The plan makes certain the president is not shying away from proposing sweeping changes to the tax code designed to provide revenue to help pay for the plan. The corporate tax rate would increase to 28 percent, up from the 21 percent levy that took effect as part of the 2017 tax cuts enacted under President Donald Trump.

Biden’s plan is more modest than Sen. Bernie Sanders’ proposal to restore the 35 percent rate, but more aggressive than suggestions from Sen.
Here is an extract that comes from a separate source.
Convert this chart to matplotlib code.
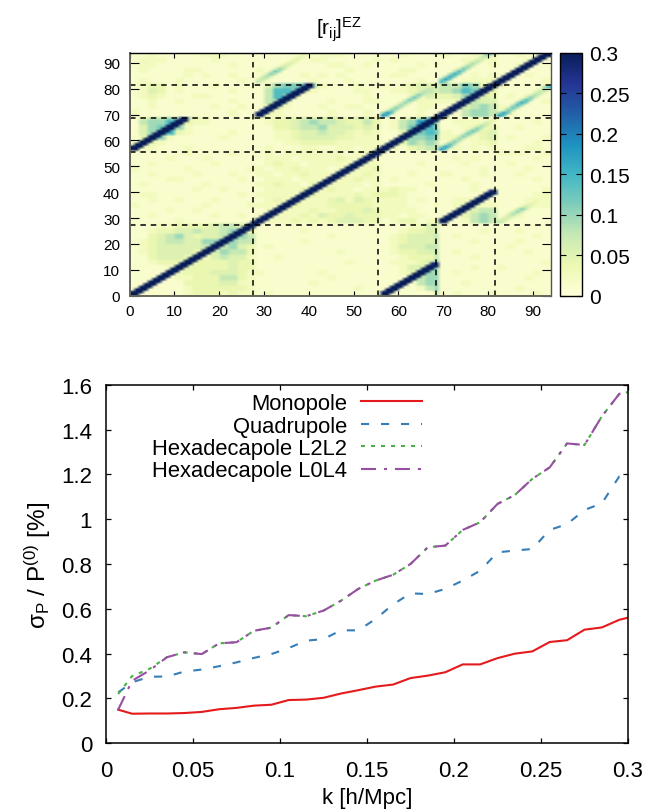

Joe Manchin III, D-W.Va., a key moderate, to raise the rate to 25 percent.

Last year, the Urban-Brookings Tax Policy Center estimated that Biden’s corporate income tax increase and his plan for taxing multinational companies would each raise more than $700 billion over 10 years.

Biden also “will be putting forward additional ideas in the coming weeks for reforming our tax code so that it rewards work and not wealth, and makes sure the highest income individuals pay their fair share,” according to the plan.

Biden’s promise to not raise taxes on anybody making less than $400,000 annually was widely interpreted by tax experts to mean that he would restore the top individual income tax rate to 39.6 percent from its current 37 percent.

Other expected tax increases would come from limiting the value of itemized deductions taken by those earning more than $400,000 a year, and increasing the current 40 percent tax rate on estates while also slashing the $11.7 million per spouse that can be shielded from estate taxes.

Those tax proposals further suggest Democrats in the House and Senate will likely need the budget reconciliation process to get another one of Biden’s priority agenda items through the Senate.

The office previewing the proposal Tuesday night pointed to broad popularity of many of the components of the president’s proposal and dismissed criticism from Republicans that the plan comes so closely on the heels of another large COVID-19 pandemic response law.

“The rescue plan is helping to speed the recovery, bring us back to full employment faster than would otherwise be the case,” the official said. “The American jobs plan will help to invest in critical areas where we know that our, our productive capacity as a country is being set back.”

Rep. Pramila Jayapal, D-Wash., chairwoman of the Congressional Progressive Caucus, said Tuesday ahead of the White House briefing that while fixing the tax code would be useful, infrastructure is “something that really does not need a pay-for.” 

“I welcome Republicans coming along, but I frankly don’t see it,” Jayapal said.

Jennifer Shutt and Doug Sword contributed to this report.